Written by Lucero Benitez, COSS Communications Specialist
East of East: The Making of Greater El Monte, is an edited collection of thirty-one essays that trace the experience of a California community over three centuries, from eighteenth-century Spanish colonization to twenty-first century globalization. Employing traditional historical scholarship, oral history, creative nonfiction and original art, the book provides a radical new history of El Monte and South El Monte, showing how interdisciplinary and community-engaged scholarship can break new ground in public history.
Edited by Fresno State History Assistant Professor Dr. Romeo Guzman and part-time lecturer Carribean Fragoza, East of East tells stories that have been excluded from dominant historical narratives—stories that long survived only in the popular memory of residents, as well as narratives that have been almost completely buried and all but forgotten. Its cast of characters includes white vigilantes, Mexican anarchists, Japanese farmers, labor organizers, civil rights pioneers, and punk rockers, as well as the ordinary and unnamed youth who generated a vibrant local culture at dances and dive bars.
It is the first historical account of El Monte/South El Monte and will likely be used in El Monte High Schools to teach Ethnic Studies, California and U.S. history.
The College of Social Sciences asked Guzman about the importance of the book release.
Why did you decide to publish this book?
In 2012, the City of El Monte, located just east of East Los Angeles, celebrated its centennial anniversary as it had most years –by celebrating an all-white-pioneer past and touting itself as “The End of the Santa Fe Trail.” The problem was that both claims were untrue. As a historian and writer, I and South El Monte native Carribean Fragoza, used the centennial celebration as an opportunity to work with community members to build an archive and ultimately re-write the history of El Monte. East of East: The Making of Greater El Monte is the product of eight years of labor and shows that for the last 300 years, people of color have consistently fought against white supremacy.
How is the book release relevant to current events?

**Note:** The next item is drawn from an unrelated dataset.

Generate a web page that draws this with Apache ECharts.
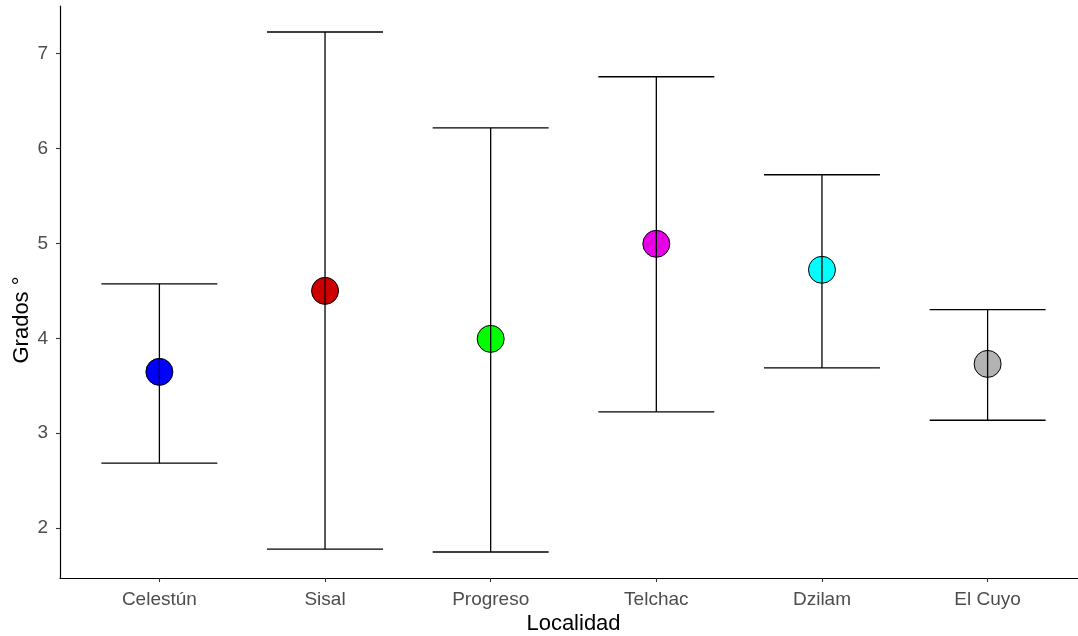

The book and East of East project are models for doing public history. Valley Public History Initiative and all its project use the East of East model to build local history. As such, they are part of a newish effort to build histories and stories from the ground-up.
How was this publication possible?
The book is an edited volume and emerges from a public history project. As such it was made possible by scholars, novelists, artists, high school educators, and community members working together. To write these histories we had to first collect stories from El Monte/South El Monte residents. It also received funding from a variety of local, regional, and national agencies.
What do you want people to learn from it?
El Monte/South El Monte offers a new way to understand the history of California from the Indigenous era all the way to the present. It also offers a model for writing histories that center people of color and other marginalized groups.
What did you learn in the process of editing this book?
We knew going into it that El Monte and South El Monte mattered, but we were still very surprised to learn about the area’s deep history of activism, which included muralism and theater. We also did not expect to develop a model for doing public history.
Guzman and Fragoza founded the South El Monte Arts Posse (SEMAP) in 2011. Not long after, in 2013, they linked up with Tropics of Meta (ToM) founding editors, Alex Cummings and Ryan Reft, to see if ToM would like to partner with SEMAP to serve as a platform for essays and art from their unprecedented community project about El Monte and South El Monte, two cities in California’s vast and diverse San Gabriel Valley (SGV) where many pivotal historical events and movements unfolded.
What followed were years of collaboration with dozens of contributors and community members, conducting oral histories, staging guerrilla art performances, unearthing lost or ignored archives, and retelling the stories of the SGV.